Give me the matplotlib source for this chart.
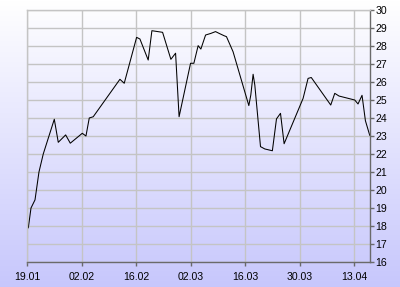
import numpy as np
import matplotlib
matplotlib.use("Agg")
import matplotlib.pyplot as plt

# Day offsets from 19.01 and prices
days = [0.26, 0.95, 1.98, 3.0, 4.1, 6.94, 7.96, 9.86, 11.05, 14.13, 15.08, 15.93,
        16.95, 23.81, 24.92, 28.1, 28.95, 31.08, 32.03, 34.78, 36.91, 38.12, 39.02,
        41.97, 42.82, 43.92, 44.62, 45.83, 47.19, 48.39, 49.32, 50.6, 51.2, 52.9,
        56.95, 57.46, 58.05, 58.49, 59.95, 61.06, 63.0, 64.06, 65.09, 66.02, 70.9,
        72.18, 73.0, 78.01, 79.04, 80.14, 84.17, 85.02, 86.05, 86.92, 88.03]
values = [17.9, 19.0, 19.45, 21.0, 22.0, 23.93, 22.65, 23.06, 22.6, 23.15, 23.0, 24.0,
          24.07, 26.15, 25.93, 28.48, 28.39, 27.22, 28.85, 28.76, 27.26, 27.6, 24.07,
          27.04, 27.04, 28.02, 27.83, 28.61, 28.7, 28.8, 28.7, 28.57, 28.52, 27.68,
          24.69, 25.28, 26.43, 25.83, 22.41, 22.28, 22.18, 23.95, 24.26, 22.57, 25.09,
          26.2, 26.25, 24.72, 25.37, 25.22, 25.0, 24.78, 25.26, 23.85, 23.04]

x_ticks = [0, 14, 28, 42, 56, 70, 84]
x_labels = ["19.01", "02.02", "16.02", "02.03", "16.03", "30.03", "13.04"]
y_ticks = list(range(16, 31))

plt.rcParams['font.family'] = ['Liberation Sans', 'DejaVu Sans']

fig = plt.figure(figsize=(4.0, 2.87), dpi=100)

# background gradient
bg = fig.add_axes([0, 0, 1, 1], zorder=0)
grad = np.linspace(0, 1, 256).reshape(-1, 1)
top = np.array([1.0, 1.0, 1.0])
bot = np.array([0.78, 0.78, 0.99])
img = top[None, None, :] * (1 - grad[..., None]) + bot[None, None, :] * grad[..., None]
bg.imshow(img, aspect='auto', extent=[0, 1, 0, 1])
bg.set_axis_off()

ax = fig.add_axes([27.3 / 400, 25 / 287, (370 - 27.3) / 400, 252 / 287], zorder=1)
ax.patch.set_alpha(0)
ax.plot(days, values, color='black', linewidth=0.75, antialiased=True)

ax.set_xlim(0, 88.1)
ax.set_ylim(16, 30)
ax.set_xticks(x_ticks)
ax.set_xticklabels(x_labels)
ax.set_yticks(y_ticks)
ax.set_yticklabels([str(v) for v in y_ticks])
ax.yaxis.tick_right()

ax.grid(True, color='#c4c4c4', linewidth=1.0)
ax.set_axisbelow(True)

for s in ['top', 'left']:
    ax.spines[s].set_color('#c4c4c4')
    ax.spines[s].set_linewidth(1.0)
for s in ['bottom', 'right']:
    ax.spines[s].set_color('#6a6a6a')
    ax.spines[s].set_linewidth(1.0)

ax.tick_params(axis='x', direction='out', length=3, width=1, color='#6a6a6a',
               labelsize=7.6, pad=4, labelcolor='black')
ax.tick_params(axis='y', direction='out', length=3, width=1, color='#6a6a6a',
               labelsize=7.6, pad=1, labelcolor='black')

fig.savefig('out.png', dpi=100)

EXERCISE GOAL: Copy nothing but the lines from the first one in the listing through the line with "bg.set_axis_off()", and omit the pictures.

EXERCISE RESPONSE:
Give me the matplotlib source for this chart.
import numpy as np
import matplotlib
matplotlib.use("Agg")
import matplotlib.pyplot as plt

# Day offsets from 19.01 and prices
days = [0.26, 0.95, 1.98, 3.0, 4.1, 6.94, 7.96, 9.86, 11.05, 14.13, 15.08, 15.93,
        16.95, 23.81, 24.92, 28.1, 28.95, 31.08, 32.03, 34.78, 36.91, 38.12, 39.02,
        41.97, 42.82, 43.92, 44.62, 45.83, 47.19, 48.39, 49.32, 50.6, 51.2, 52.9,
        56.95, 57.46, 58.05, 58.49, 59.95, 61.06, 63.0, 64.06, 65.09, 66.02, 70.9,
        72.18, 73.0, 78.01, 79.04, 80.14, 84.17, 85.02, 86.05, 86.92, 88.03]
values = [17.9, 19.0, 19.45, 21.0, 22.0, 23.93, 22.65, 23.06, 22.6, 23.15, 23.0, 24.0,
          24.07, 26.15, 25.93, 28.48, 28.39, 27.22, 28.85, 28.76, 27.26, 27.6, 24.07,
          27.04, 27.04, 28.02, 27.83, 28.61, 28.7, 28.8, 28.7, 28.57, 28.52, 27.68,
          24.69, 25.28, 26.43, 25.83, 22.41, 22.28, 22.18, 23.95, 24.26, 22.57, 25.09,
          26.2, 26.25, 24.72, 25.37, 25.22, 25.0, 24.78, 25.26, 23.85, 23.04]

x_ticks = [0, 14, 28, 42, 56, 70, 84]
x_labels = ["19.01", "02.02", "16.02", "02.03", "16.03", "30.03", "13.04"]
y_ticks = list(range(16, 31))

plt.rcParams['font.family'] = ['Liberation Sans', 'DejaVu Sans']

fig = plt.figure(figsize=(4.0, 2.87), dpi=100)

# background gradient
bg = fig.add_axes([0, 0, 1, 1], zorder=0)
grad = np.linspace(0, 1, 256).reshape(-1, 1)
top = np.array([1.0, 1.0, 1.0])
bot = np.array([0.78, 0.78, 0.99])
img = top[None, None, :] * (1 - grad[..., None]) + bot[None, None, :] * grad[..., None]
bg.imshow(img, aspect='auto', extent=[0, 1, 0, 1])
bg.set_axis_off()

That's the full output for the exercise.